Guest Author - Charity Armstrong
Winter is a dreary time in the rose garden. Every rose gardener gets the winter doldrums and longs to be out in the garden again. However, there are several spring projects you can get a jump start on during the occasional warm spell.
The first project you can tackle is mulching. Call your local garden center about having a large load of mulch delivered and get those dormant flower beds looking sharp. If you don't have a covering of snow on the ground working in warm winter weather, with a nip in a the air, can really put a spring in your step. Mulching is much more fun when there is a high of 40 to 60 degrees than it is when you're expecting a high of 90. You'll be able to work longer and get more done. I also prefer weather where I can work in long sleeves since it protects my arms.
If you have a lot of leaves on your property or in your flower beds you can rake them up, and then process them through a leaf mulcher. There are several leaf mulching options on the market. Some only mulch leaves, while others mulch leaves as a secondary feature; such as a blower or string trimmer. Once you have your leaves finely mulched place them back into your rose and flower beds to enrich your soil and protect tender plants from cold weather.
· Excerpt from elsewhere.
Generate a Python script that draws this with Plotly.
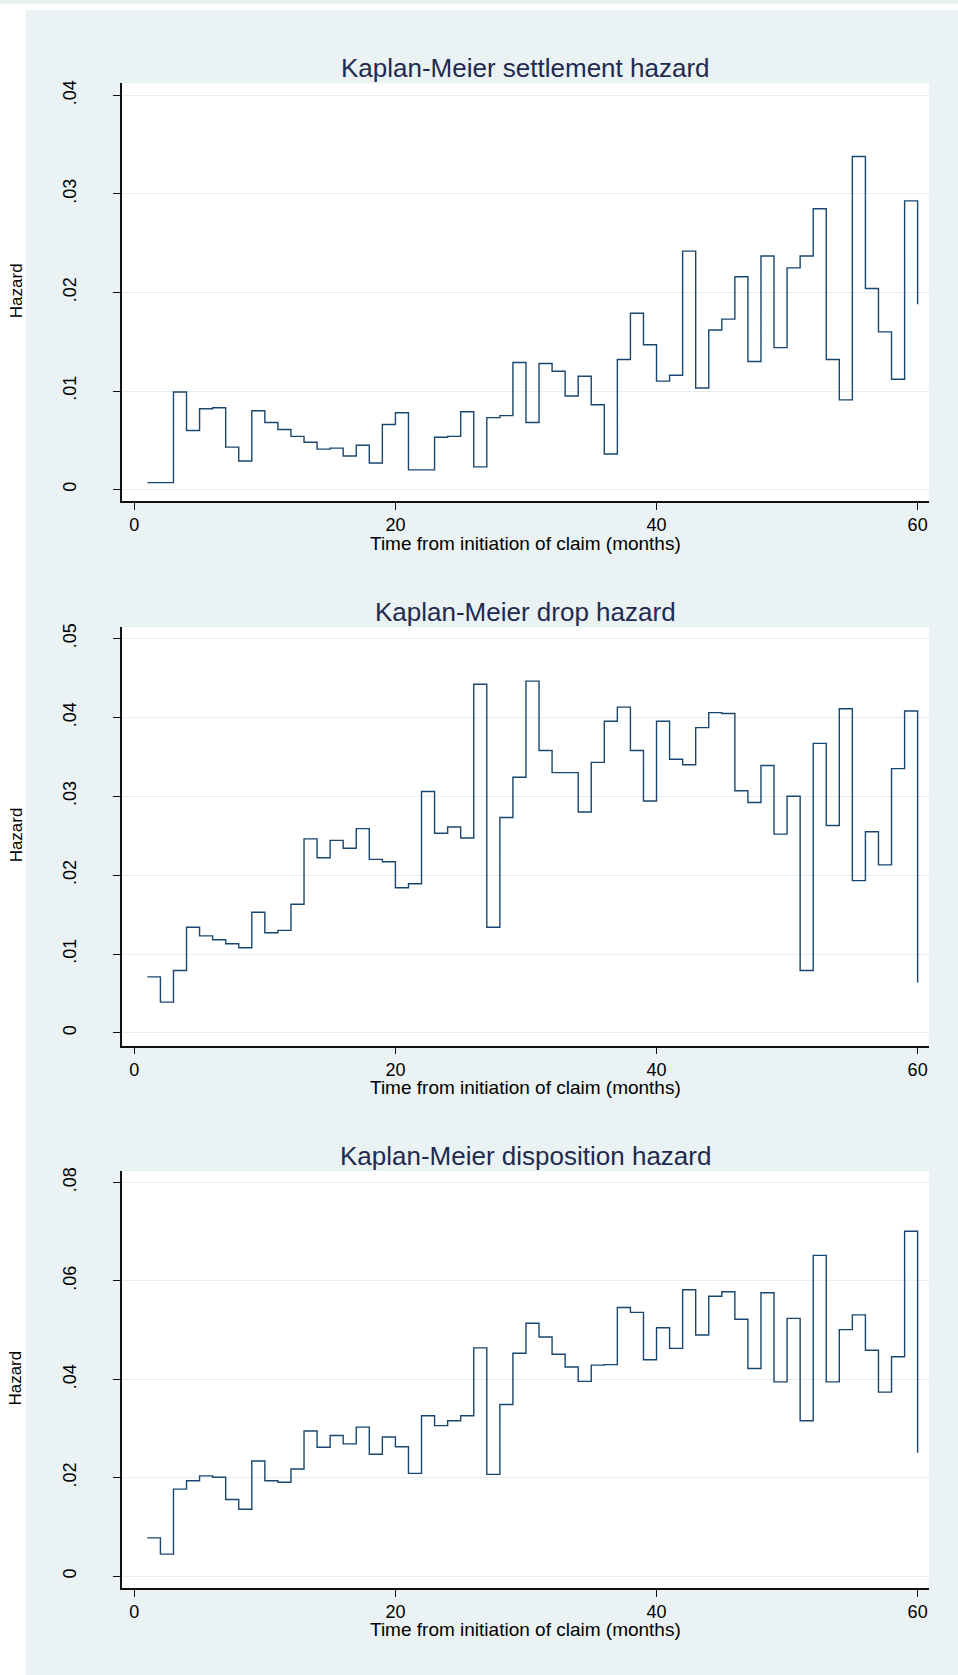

Now is a great time to prune trees on your property. Many oaks and larger trees prefer to be trimmed when they're dormant. It also makes it easier to see the branching shape and form of the tree when all the leaves have fallen. You can even use this time to have a tree lightly thinned if it's casting too much shade on your roses. Be sure to consult a professional for mature trees or if you're unexperienced with tree pruning.
You can use this period to relocate roses if you have some that need moved to a better location. Be sure to only work when your ground is thawed. Replant your roses at their new home immediately and place a generous helping of mulch around the newly relocated roses to shield them from the cold.
If your roses are completely dormant and you were plagued by insects last summer, you could use this time to apply a horticultural dormant oil. Be sure and read all of the instructions on the oil you select and make sure that it specifies it's appropriate for roses on the label.
Now is also a great time to enlarge a rose bed or place edging around an existing bed. While the grass is dormant it's easier to dig out for bed enlargement. The cooler weather also makes short work of putting in that stone or brick edging you've been envisioning.
Don't feel obligated to hide indoors on those rare warm winter days. Head outdoors and tackle some of those spring projects. Once spring arrives you'll have more time to stop and smell the roses.